As an instructional designer some days you are more creative than others. I’m afraid that after a day of project planning or strategic meetings, teachers who meet with me about their online or blended course design run a particular risk of getting short-changed.

Coffee helps, but what you really want is a menu – a range of options to get you started. I’ve found that Exploratree and the Periodic Table of Visualization Methods are two inspirational sites which can help me break through ‘designer’s block’. Each provides a list of visualisation methods, which can provide the basis for a learning activity at any cognitive level from remembering through creating.

The Periodic Table created by Ralph Lengler and Martin Eppler, is a listing of 100 methods, including methods like the Cycle Diagram, the Evocative Knowledge Map or Mintzberg Organigraph (and that’s not the only one I’ve never heard of). On hovering over the method, an example appears in a pop-up. Chris Wallace has created an accompanying page which links each method to its Wikipedia page and a stand-alone version of its example.

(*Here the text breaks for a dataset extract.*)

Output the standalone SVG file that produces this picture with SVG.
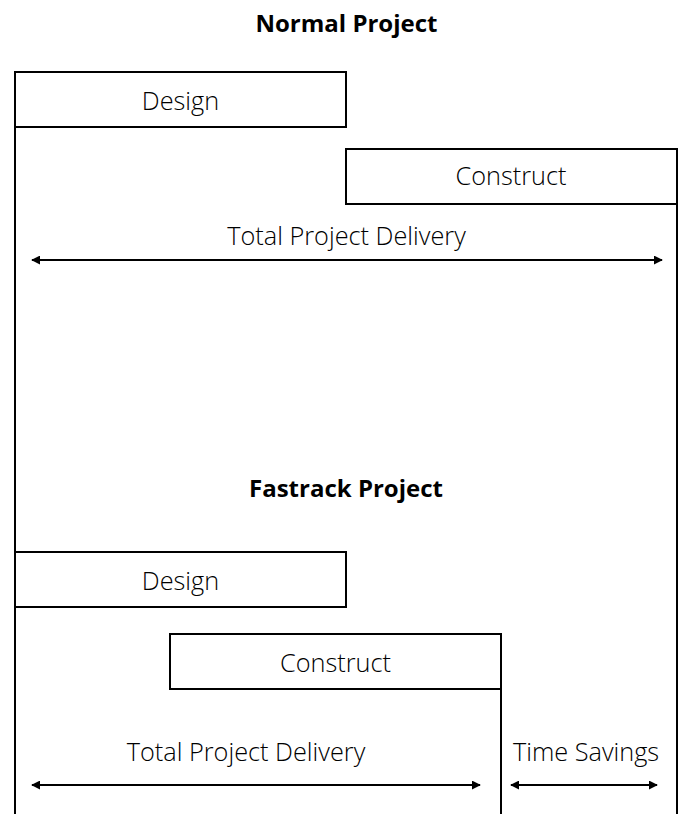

Exploratree goes a little further. Although you can certainly use the ‘thinking guides’ just to spark ideas, with a free account educators and/or students can create, edit and save the thinking guides online. Users can share guides and so collaborate on projects.

The two sites above contain many methods that can help a teacher and students explore, critically examine, fully map or actively discuss almost any topic. And provide a kick-start for an instructional designer with designer’s block. Usually once I’ve created the first activity, it’s all downhill from there.